### GIVEN REQUEST
Leave out the pictures, and retype only the lines from the beginning of the material through the line that contains "import pandas as pd", including both.

### INFORMATION SHOWN
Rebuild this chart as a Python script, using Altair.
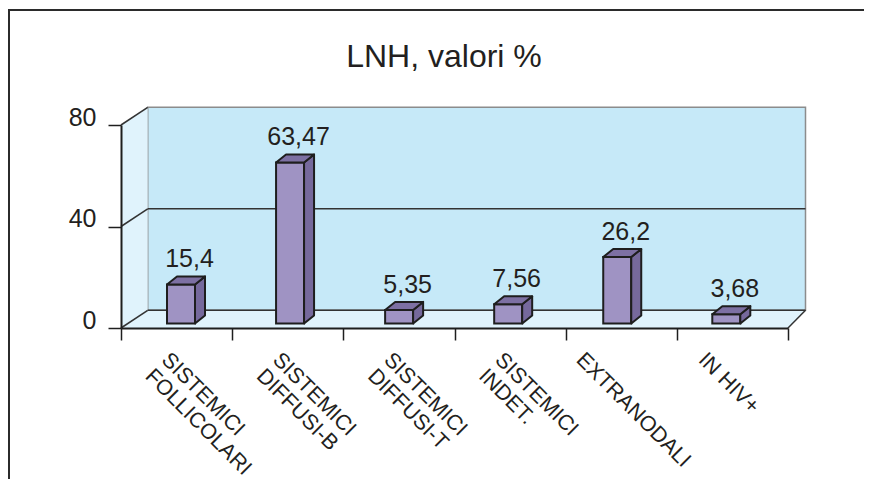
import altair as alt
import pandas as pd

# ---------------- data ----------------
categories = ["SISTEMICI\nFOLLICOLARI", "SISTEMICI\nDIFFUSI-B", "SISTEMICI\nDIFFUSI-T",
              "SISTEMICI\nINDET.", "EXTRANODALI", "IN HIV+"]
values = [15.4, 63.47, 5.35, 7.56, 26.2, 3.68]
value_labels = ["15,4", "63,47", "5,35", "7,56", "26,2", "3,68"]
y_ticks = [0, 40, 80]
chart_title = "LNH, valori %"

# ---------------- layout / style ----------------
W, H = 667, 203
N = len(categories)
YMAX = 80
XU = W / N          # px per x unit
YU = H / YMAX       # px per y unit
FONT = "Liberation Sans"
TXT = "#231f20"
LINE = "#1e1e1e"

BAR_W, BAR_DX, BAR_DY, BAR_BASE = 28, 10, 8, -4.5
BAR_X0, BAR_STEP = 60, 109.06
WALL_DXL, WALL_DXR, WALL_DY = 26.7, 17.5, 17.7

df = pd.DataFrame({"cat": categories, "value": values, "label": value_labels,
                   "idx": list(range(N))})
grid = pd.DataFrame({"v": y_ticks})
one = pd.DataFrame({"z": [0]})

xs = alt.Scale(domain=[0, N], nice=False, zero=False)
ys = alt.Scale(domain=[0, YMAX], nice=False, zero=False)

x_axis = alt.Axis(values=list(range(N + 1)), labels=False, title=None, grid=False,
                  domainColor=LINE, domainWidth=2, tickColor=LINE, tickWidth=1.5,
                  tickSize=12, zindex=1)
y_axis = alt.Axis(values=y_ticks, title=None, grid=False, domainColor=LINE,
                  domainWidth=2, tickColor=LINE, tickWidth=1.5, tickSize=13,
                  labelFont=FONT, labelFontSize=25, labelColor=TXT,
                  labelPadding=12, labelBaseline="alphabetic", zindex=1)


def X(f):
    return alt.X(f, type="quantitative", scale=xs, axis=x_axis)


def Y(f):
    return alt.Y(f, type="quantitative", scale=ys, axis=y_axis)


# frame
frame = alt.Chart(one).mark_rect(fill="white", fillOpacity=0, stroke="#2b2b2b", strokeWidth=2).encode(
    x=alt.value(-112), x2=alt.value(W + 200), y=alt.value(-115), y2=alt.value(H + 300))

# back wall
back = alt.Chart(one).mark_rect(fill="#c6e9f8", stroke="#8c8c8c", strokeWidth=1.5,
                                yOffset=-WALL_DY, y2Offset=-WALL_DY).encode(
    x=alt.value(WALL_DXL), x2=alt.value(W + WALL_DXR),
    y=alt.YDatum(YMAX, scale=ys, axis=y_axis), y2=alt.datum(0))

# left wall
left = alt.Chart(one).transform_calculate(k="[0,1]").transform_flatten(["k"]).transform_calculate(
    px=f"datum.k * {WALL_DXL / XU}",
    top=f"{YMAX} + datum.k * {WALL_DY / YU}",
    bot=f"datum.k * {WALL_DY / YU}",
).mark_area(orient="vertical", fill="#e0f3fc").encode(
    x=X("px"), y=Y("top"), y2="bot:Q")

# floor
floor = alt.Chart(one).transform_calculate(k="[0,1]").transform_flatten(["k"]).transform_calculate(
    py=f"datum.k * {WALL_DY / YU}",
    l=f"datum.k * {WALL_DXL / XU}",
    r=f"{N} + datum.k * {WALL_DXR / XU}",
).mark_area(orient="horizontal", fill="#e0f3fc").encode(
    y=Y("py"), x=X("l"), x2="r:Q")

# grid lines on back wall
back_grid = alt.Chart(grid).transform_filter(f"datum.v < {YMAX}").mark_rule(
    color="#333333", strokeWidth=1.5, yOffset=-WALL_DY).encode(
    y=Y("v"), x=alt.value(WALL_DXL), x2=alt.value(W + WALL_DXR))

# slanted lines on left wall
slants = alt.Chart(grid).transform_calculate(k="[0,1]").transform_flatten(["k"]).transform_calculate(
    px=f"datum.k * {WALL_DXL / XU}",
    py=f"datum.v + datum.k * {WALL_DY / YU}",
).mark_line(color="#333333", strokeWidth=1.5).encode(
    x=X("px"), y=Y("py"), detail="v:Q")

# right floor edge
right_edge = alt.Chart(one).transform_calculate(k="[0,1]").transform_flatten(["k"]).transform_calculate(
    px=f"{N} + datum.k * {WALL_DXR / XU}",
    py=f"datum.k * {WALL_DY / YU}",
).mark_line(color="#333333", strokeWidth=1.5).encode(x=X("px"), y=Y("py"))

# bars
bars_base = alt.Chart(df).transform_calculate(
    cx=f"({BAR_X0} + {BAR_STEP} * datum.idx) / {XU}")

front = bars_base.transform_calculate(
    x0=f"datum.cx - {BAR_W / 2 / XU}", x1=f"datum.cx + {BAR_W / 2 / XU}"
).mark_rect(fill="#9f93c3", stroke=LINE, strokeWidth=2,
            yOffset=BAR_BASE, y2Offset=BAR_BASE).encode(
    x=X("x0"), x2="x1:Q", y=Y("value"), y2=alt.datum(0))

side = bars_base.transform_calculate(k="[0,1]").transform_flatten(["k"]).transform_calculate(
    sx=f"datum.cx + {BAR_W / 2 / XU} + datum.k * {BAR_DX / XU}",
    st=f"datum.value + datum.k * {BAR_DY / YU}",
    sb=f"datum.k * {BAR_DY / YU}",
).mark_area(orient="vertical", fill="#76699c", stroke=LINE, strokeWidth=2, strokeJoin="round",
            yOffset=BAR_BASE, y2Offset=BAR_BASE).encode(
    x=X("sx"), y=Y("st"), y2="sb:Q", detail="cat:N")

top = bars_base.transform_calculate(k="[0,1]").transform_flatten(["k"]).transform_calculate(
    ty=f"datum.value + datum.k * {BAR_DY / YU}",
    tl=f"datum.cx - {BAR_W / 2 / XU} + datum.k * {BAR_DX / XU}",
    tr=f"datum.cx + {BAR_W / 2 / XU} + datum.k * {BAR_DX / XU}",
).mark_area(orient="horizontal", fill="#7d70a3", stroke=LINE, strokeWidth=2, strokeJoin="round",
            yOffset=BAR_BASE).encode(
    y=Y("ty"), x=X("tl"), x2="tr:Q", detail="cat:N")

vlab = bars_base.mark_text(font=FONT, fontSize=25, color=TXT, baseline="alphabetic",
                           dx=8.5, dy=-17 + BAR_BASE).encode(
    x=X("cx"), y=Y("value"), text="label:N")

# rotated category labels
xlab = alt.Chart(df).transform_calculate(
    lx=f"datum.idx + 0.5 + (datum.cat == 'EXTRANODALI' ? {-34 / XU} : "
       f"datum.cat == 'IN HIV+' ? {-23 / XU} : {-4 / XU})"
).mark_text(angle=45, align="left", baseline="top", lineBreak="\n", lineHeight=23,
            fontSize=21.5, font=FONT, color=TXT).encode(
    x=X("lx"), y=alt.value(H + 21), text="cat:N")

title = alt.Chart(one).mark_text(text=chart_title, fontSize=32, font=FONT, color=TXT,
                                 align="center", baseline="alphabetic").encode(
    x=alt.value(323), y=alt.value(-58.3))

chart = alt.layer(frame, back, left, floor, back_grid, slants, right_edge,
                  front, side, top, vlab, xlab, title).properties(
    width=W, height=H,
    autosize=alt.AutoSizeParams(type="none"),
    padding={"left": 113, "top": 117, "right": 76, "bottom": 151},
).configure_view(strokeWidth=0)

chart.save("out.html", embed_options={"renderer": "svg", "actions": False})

### WORKED SOLUTION
Rebuild this chart as a Python script, using Altair.
import altair as alt
import pandas as pd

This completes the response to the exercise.